As the White House grappled with the United States' economic troubles after a credit-rating agency reduced its standing on Friday, the ECB's governing council – which includes central bank governors of all the eurozone's 17 member states – was conferring by telephone. There were reports that its members were split down the middle on the Italian debt question yet anxious to reach a solution before markets opened today.

German officials in particular were said to want tougher austerity measures enforced before the ECB made any commitment to taking on the debt loads of struggling eurozone members such as Italy and Spain.

Last night, in a sign of British frustration at the division, George Osborne called for more to be done on a co-ordinated basis to reassure the markets.

"By its nature, a global crisis cannot be solved by countries acting alone," the Chancellor said. "Eurozone countries must now act swiftly to deliver on what they have promised. Euro-area institutions need to do whatever is necessary to ensure financial stability."

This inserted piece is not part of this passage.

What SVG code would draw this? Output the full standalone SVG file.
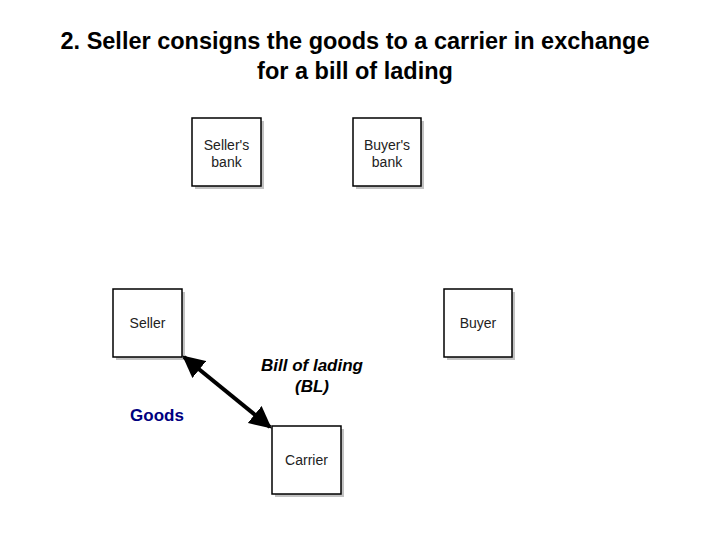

The calling of the ECB meeting came as shares listed on Middle East stock markets plunged yesterday in reaction to Standard & Poor's move to cut the US credit rating. Markets in Abu Dhabi, Qatar and Dubai all fell more than 2.5 per cent, while the market in Saudi Arabia dropped by 5.5 per cent on Saturday.

Finance ministers and central bankers from the G7 were also due to hold emergency talks by telephone before markets open in East Asia today in an attempt to forge a global response to the eurozone crisis and ease fears about the recent downgrading of US-creditworthiness.

In an effort to contain the economic crisis in Italy, the country's prime minister, Silvio Berlusconi, announced new measures on Friday aimed at speeding up deficit reduction and financial reform. The moves were designed to allay market fears that Rome would be unable to sustain such a high level of debt while economic growth remained slow. However, concern that the package would not be enough to calm the markets prompted the ECB to consider intervention.

Middle East stock markets fell, meanwhile, in reaction to the move to cut the US's credit rating. Markets in Abu Dhabi, Qatar and Dubai all fell 2.5 per cent, while the market in Saudi Arabia fell 5.5 per cent.